David Bezmozgis' NATASHA explores the Russian emigrant community in Canada


Beginning with some promise, as we view a family of Russian emigrants in Toronto and soon learn that one of the family, an "uncle" with pretty consistent marital problems due to some rather bad choices, is once again about to embark on matrimony, NATASHA -- the 2015 film from Canadian writer (of Latvian birth) David Bezmozgis -- soon concerns itself with the title character, the daughter of that uncle's new wife, and her budding relationship with Mark, the teenage son of one branch of this family. Mark's mother encourages her son to introduce little Natasha, unhappy and estranged from her own mom, to her new city.

That introduction soon includes sex, lies and teenage obsession, the latter on the part of poor Mark, who turns out to be the perfect mark for the wiles of this budding Russian trollop. Mr. Bezmozgis, shown at left, is said to be an acclaimed writer in his native land, but on the basis of this movie, an acclaimed filmmaker he ain't. Natasha is as tiresome, trashy and obvious as its non-heroine, with just about enough content to fill a half-hour television show.
Unfortunately, the film lasts 96 minutes.

It also offers up an ending that simply stops dead -- exactly at the point where we finally have a bit of interest in "what happens next," the preceding portion having been more than apparent and utterly predictable.

Performances are perfectly OK, befitting the material to a tee, with Alex Ozerov (above) making a hale, hearty and hot-looking teen with those typically raging hormones, and Sasha K. Gordon (below) providing a blandly non-expressive face in order to make us understand how coolly deceptive our little girl really is.

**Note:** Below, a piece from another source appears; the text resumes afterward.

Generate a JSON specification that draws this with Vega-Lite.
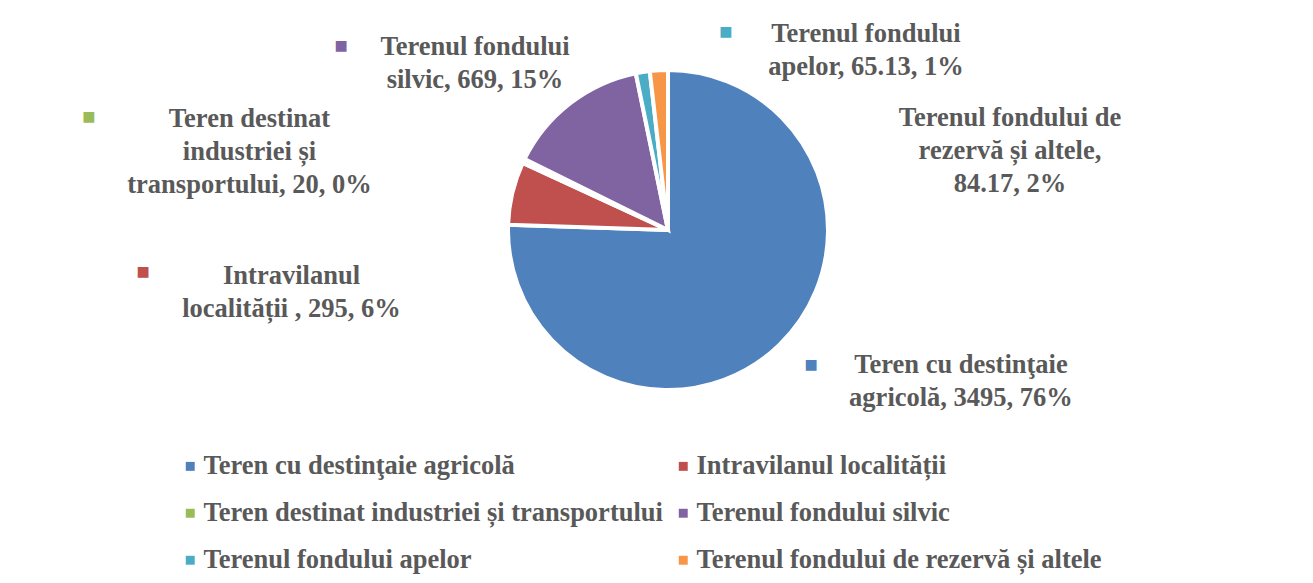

Other family members fare better and are more interesting, but there is finally no getting around just how banal and obvious is Bezmozgis' message. The Eastern Europe emigrant experience in the West is, of course, an often fraught and difficult one, but I find it odd that My Father's Guests, a French film by Anne Le Ny that you can stream via Netflix -- a comedy no less -- offers a much more nuanced, interesting and even believable look at an emigration-for-marriage situation than does this supposedly "dramatic" movie.

While we get a bit of family conversation regarding Israel, politics and the Jewish experience during the course of Natasha, the movie's main goal seems closer to titillation than anything else. This tiresome exercise, from Menemsha Films, opens tomorrow, Friday, April 28, in New York City at the Lincoln Plaza Cinema. Further playdates? Nothing appears to be on the agenda as yet.